The Activist Artist of China

Ai Weiwei is as famous for his criticism of the authorities as for his provocative art. Now in detention, he's become the symbol of a worrying crackdown

  • Dan Chung / Guardian / Camera Press / Retna Ltd.

    Ai Weiwei

    When people write on Chinese websites that they "love the future," it should be a sentiment the government can get behind. After all, the authorities in Beijing have pressed their subjects to embrace the country's bright economic prospects. But of late, "love the future" has taken on a new meaning. Online, people have begun to use the phrase, which is ai wei lai in Mandarin, as a code for the artist and political activist Ai Weiwei, whose name became too sensitive to post or search for on many Chinese websites after his detention by police on April 3.

    Ai is the country's best-known modern artist, with a current exhibition of 100 million porcelain sunflower seeds at London's Tate Modern museum. His collection of bronze animal heads — replicas of those looted from Beijing's Summer Palace by French and British troops in 1860 — is set to go on display outside New York City's Central Park next month. A son of Ai Qing, a beloved revolutionary poet whose words Premier Wen Jiabao can quote from memory, Ai Weiwei is a burly online oversharer with 78,000 followers on Twitter. And he has emerged as one of the most prominent critics of China's ruling Communist Party, drawing public focus to some of China's most tragic events.
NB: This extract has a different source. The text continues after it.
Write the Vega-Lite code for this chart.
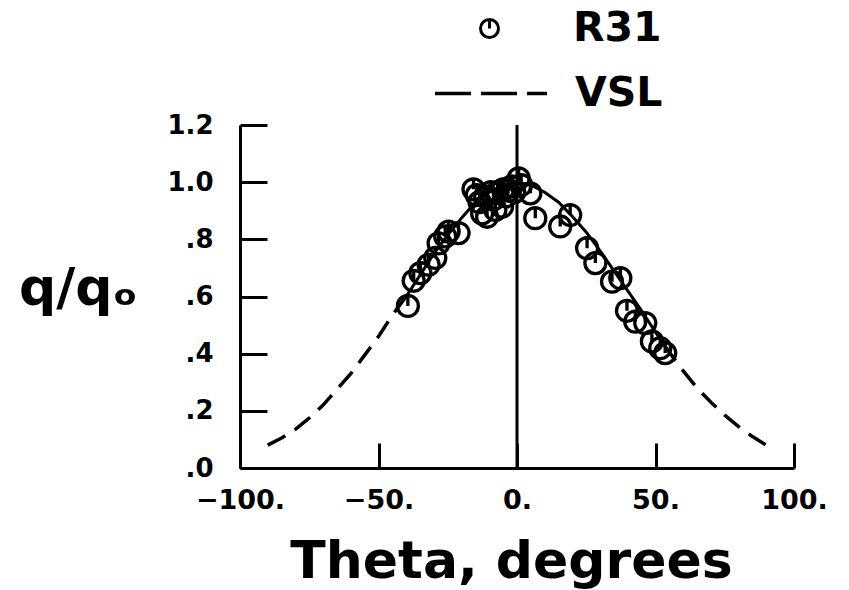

    After the 2008 earthquake in Sichuan, Ai began to ask how many children were killed in collapsed schools, eventually organizing volunteers who canvassed mountain towns and tallied nearly 6,000 dead children. Chastened, the government finally released its own total of student deaths. Ai also produced a documentary film about a man who killed six Shanghai police officers, apparently in revenge for abuse the man had suffered while in custody. More recently, Ai began to look into the case of Qian Yunhui, a village chief in Zhejiang province who some people in China suspect was murdered at the behest of corrupt officials. Now, after years of raising sensitive questions and tweeting his nearly every move and thought, Ai has gone uncharacteristically quiet. He has been held incommunicado at an undisclosed location as Beijing police investigate him for suspected economic crimes. His silence raises a sensitive question: How much — if any — dissent is the Chinese government willing to tolerate?

    A Subtle Rebellion
    Ai was born in Beijing in 1957 during the first wave of Mao's antirightist campaign, when hundreds of thousands of intellectuals were persecuted for their suspected opposition to radical economic reforms. His family was exiled to the western region of Xinjiang, where his father was forced to clean toilets. The family returned to Beijing in 1976, and a few years later Ai moved to New York City, where he began to paint, take photographs and produce subtly rebellious works, like a violin with a shovel handle. He went on a hunger strike after the 1989 Tiananmen crackdown but remained outside China until his father's poor health drew him back in 1993. "This is your country," his father told him as he was dying. "Don't be polite."

    Ai hardly needed encouragement. One of his most famous works from that period was a photo series titled "Study of Perspective," which showed him flipping off cultural and political monuments like the White House and Tiananmen Square. Another series showed him dropping a Han dynasty urn to symbolize the widespread destruction of history in China. He oversaw the construction of maps of China made from the wood of old temples, sculptures built from bicycles and massive chandeliers that mocked the ostentation of Communist officialdom. The unifying theme was "asking questions through objects," says Philip Tinari, a Beijing-based expert in modern Chinese art. And then Ai decided to ask more and more of the questions himself.